There are a growing number of coffee artisans and coffee snobs. I find myself among the latter as I make excellent but highly inefficient cups of coffee in my AeroPress contraption. I also spend too much time and money at Intelligensia Millennium Park where I occasionally purchase an individually prepared, single cup filtered, lovingly agitated, and perfectly heated cup of exotic coffee. It is delivered with a small carafe of the remainder for your refill. On the espresso side, the macchiato is a work of art and perfectly paired with a glass of sparkling water. If it is morning, the buckwheat scone is a delightful addition. But, I digress and leave myself open to well earned ridicule.

The legal question here is whether espresso machines that grind beans and pump hot steam are coffee makers for purposes of tariff classification. That raises the difficult question of whether espresso is coffee, which was apparently a matter of much debate in the CITT.

The case is Philips Electronics v. President of the CBSA. The classification issue is whether an espresso machine should be classified as a coffee maker under HS Heading 8516.71.10 or as an other electro-mechanical domestic appliance of 8509.80.90. The product is the Talea Giro Plus, which is a pretty impressive looking machine.


The unit is clearly a domestic appliance. It also contains a number of electro-mechanical features including a bean grinder, pump, and a gearbox of some kind. Both of the relevant classifications are in Chapter 85. According to the Explanatory Notes to 8509, machines of that heading are to be classified based on their principal function, even if there are two or more complementary functions. The Explanatory Notes to Heading 8516 list electro-thermic machines including coffee makers as included in that Heading.

Philips argued that the espresso machines are both electro-mechanical and electro-thermic. As such, they are prima facie classifiable in both headings. From there, Philips argued that the espresso machines are not just coffee makers and are more specifically described as electro-mechanical appliances because their principal function is making espresso, not coffee. (If you just said, "What's the difference?" you need to spend more time and money on your coffee products.) Philips also made an essential character argument that the grinder and pump are what provide the essential character to this appliance and differentiate it from a simple Mr. Coffee.

CBSA, as you might imagine, had a different view. It argued that heating the water was the principal function, making these machines fall within Heading 8516 as electro-thermic appliances.

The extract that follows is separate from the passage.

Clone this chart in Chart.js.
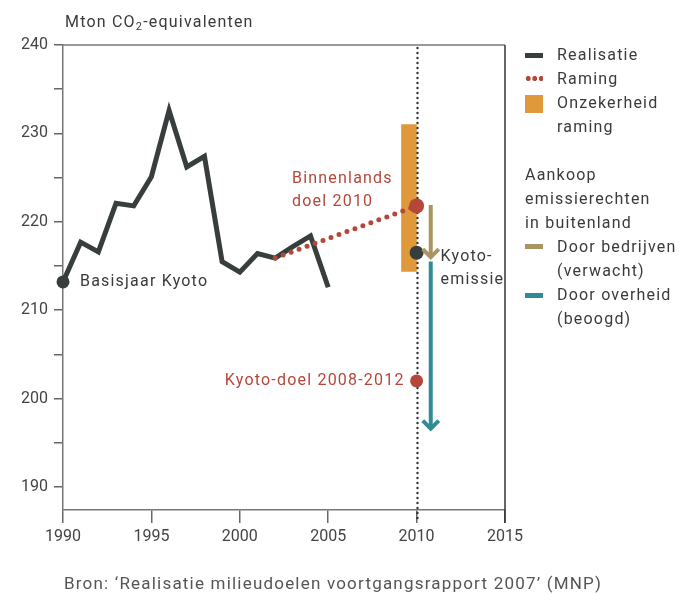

In the alternative, CBSA argued that the essential character is imparted by the electro-thermic components of the composite machine.

What to do? First, go get yourself a cup of Joe.

The problem here is that the espresso machine is a functional unit or composite good but it is also a finished thing. This is not a situation where some mad genius of marketing as created a chimera of two largely unrelated things like my dream of a microwave corn popper that is also a streaming media player. This is different. It is an espresso machine that includes a pump and grinder as part of its design to fulfill its purpose of making espresso. According to the Explanatory Notes to Section XVI, that is a case where the classification of the composite good or functional unit does not depend on essential character. If it did, the absurd result might be classifying a complete item as one of several competing components even though there is a perfectly good heading for the complete item. That should be avoided.

According to the CITT, espresso is defined as coffee made by forcing steam through ground coffee beans and as strong, concentrated coffee. Even the business documents Philips produced refer to the quality of the coffee the machine can produce. Based on this and oral testimony, the Tribunal found that espresso is a form of coffee. That means that the machines at issue can make coffee. The fact that a typical coffee machine cannot produce espresso, did not save the day for Philips.

Thus, these machines, which make espresso, are classifiable as coffee makers. Let the hipster waling begin.